Mental Health Resources:
Suggestions for being an ally:
Even if you don’t identify as someone within the LGBTQ+ community, you can always be supportive to friends, coworkers, loved ones, and the community at large through becoming an ally. Here’s how to start.
Educate yourself about issues of sexual orientation and gender identity. Become familiar with basic terms like "coming out," "homophobia," "sexual orientation," and "gender identity or expression."
Learn about use of pronouns. If you’re unsure what to use, ask what pronouns the person would like to be addressed by. If you make a mistake, apologize, and correct yourself. You can list your own pronouns in your email signature to signal that you understand and respect addressing people by their preferred pronouns.
Ask questions. Be honest and admit if you don't know what a word means or what language to use. Don't let being nervous about using the "right" language keep you from interacting. If you aren't sure what words to use or what to say when talking with your LGBTQ+ friend or relative, ask for help or search online for the definition and use of the word.
Lead by example. Don't be afraid to speak up when other people act in a discriminatory way toward LGBTQ+ people, tell offensive jokes, or engage in anti-gay behavior.
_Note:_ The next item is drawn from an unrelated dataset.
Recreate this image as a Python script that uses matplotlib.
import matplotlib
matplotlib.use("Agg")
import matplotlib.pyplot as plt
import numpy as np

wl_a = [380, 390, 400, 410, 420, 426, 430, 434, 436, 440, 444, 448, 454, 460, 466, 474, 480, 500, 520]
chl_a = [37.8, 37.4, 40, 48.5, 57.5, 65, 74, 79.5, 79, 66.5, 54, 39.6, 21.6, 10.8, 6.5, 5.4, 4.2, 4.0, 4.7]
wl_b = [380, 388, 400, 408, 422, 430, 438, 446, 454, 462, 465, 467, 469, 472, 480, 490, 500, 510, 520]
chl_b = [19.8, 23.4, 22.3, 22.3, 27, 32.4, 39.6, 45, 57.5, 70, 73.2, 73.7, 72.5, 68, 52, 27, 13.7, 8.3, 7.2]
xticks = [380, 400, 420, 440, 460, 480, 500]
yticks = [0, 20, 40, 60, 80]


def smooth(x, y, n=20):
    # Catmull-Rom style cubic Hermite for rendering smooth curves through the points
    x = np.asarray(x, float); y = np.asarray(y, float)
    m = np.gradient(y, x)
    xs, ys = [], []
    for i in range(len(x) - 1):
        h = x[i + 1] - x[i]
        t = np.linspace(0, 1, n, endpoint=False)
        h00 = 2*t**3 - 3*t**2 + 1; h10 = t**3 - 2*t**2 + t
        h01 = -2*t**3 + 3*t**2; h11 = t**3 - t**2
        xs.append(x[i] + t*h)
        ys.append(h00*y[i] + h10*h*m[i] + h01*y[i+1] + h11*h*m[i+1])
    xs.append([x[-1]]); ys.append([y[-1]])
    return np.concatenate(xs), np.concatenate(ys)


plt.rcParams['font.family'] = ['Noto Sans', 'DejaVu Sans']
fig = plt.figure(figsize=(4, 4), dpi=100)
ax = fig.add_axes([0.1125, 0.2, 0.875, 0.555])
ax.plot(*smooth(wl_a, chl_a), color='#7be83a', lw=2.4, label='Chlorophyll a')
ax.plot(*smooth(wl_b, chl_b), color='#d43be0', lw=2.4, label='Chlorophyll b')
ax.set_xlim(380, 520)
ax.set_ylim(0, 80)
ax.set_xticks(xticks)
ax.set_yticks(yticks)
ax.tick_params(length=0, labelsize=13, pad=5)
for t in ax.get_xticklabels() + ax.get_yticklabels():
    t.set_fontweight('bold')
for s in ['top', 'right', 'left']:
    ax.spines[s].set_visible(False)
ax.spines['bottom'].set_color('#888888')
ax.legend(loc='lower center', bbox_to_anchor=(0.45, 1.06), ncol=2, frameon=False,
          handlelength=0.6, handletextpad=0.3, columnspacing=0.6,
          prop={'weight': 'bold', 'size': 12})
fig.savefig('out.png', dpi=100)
Be respectful of people's privacy. Understand that some people may choose not to disclose personal information. Even if you suspect that someone might be gay, bisexual, or transgender, it’s their decision to share this.
Join efforts in your community to raise awareness about LGBTQ+ issues and to work for equality and non-discrimination. Participate in gay rights fundraisers or other "Pride" events, or volunteer at a support group or organization. Search online for organizations such as PFLAG, which helps those struggling to understand their gender identity, offers support for the LGBTQ+ community, and is a helpful organization for their family and friends.
Treat others as you would like to be treated. Remember that actions speak louder than words.